Grey Larsen has a couple of chapters in his book “The Essential Guide to Irish Flute and Tin Whistle” about the “Language Analogy”. He notes many of the same things that Dr. Marinescu did, for example, “Words refer to directly to things in the external world. Music refers to nothing outside itself. We often associate things of the outside world with instrumental music, for example by connecting a tune with its title. We may become inspired by the outside world to create music. But these external connections are not directly communicated by the music itself.” (Larsen, 43).

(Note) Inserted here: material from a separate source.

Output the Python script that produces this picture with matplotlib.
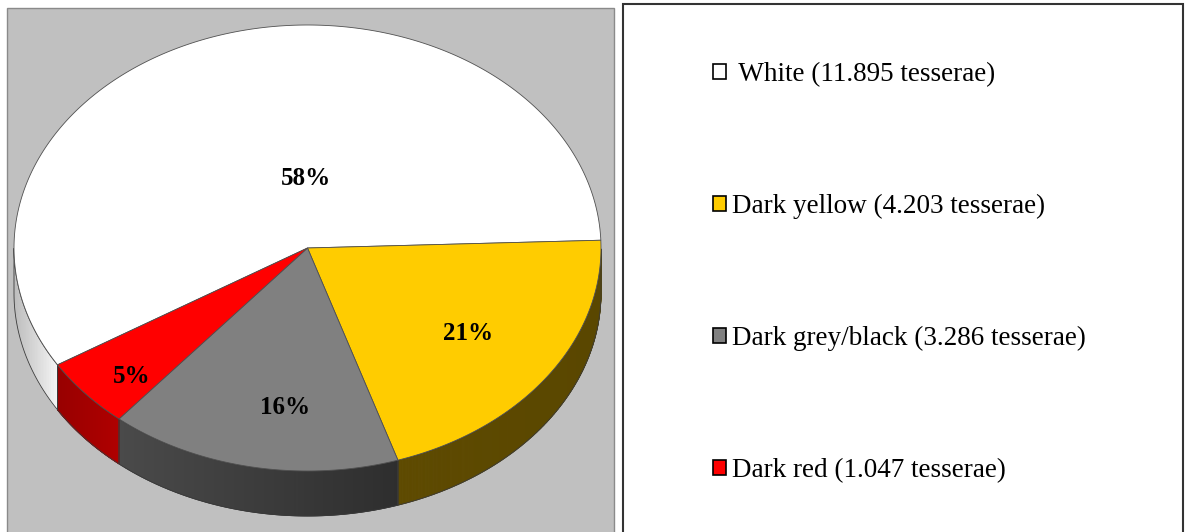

Music Communicates Emotion: So if music doesn’t mean anything directly, then what does instrumental music communicate? It certainly seems to communicate something. I think it communicates emotion. When we are young, our teachers often help us make up stories to go with the songs we learn so that we can play them in a certain way. Our brains work on a more concrete level at that age, and abstraction is more difficult to grasp. But at this point in my musical practice, I don’t really make stories with characters and events so much anymore. I do have some extra-musical idea I’m generally trying to communicate in my playing and writing, and it’s raw emotion. I don’t care so much whether someone else pictures a man riding a horse and going on a quest, but I do hope that they experience a similar feeling to what I had in mind. I want music to sound happy, or sad, or super dark and murky, or angry, or like the most exciting day of your life (whatever that means to you). I tend to respond better when my conductors put things in those terms more than when they try to tell me a story that the music evokes, though if it is known that the composer had a “program” in mind when they wrote a piece, then knowing that is very useful.
The least helpful way a conductor can talk to me today is generally in technical instrumental terms. That is helpful and even necessary when you are still in the primary learning stage on your instrument (school orchestra through middle school and even parts of high school perhaps), but once you have the basic mechanics down, the conductors or music directors should stop telling you about vibrato and bowings and such (that’s the section leader or concertmaster’s job if anyone else needs to tell you something technical). They should instead tell you about the spirit of the music (or maybe its history or program notes, etc.). At least that’s what I find most useful today.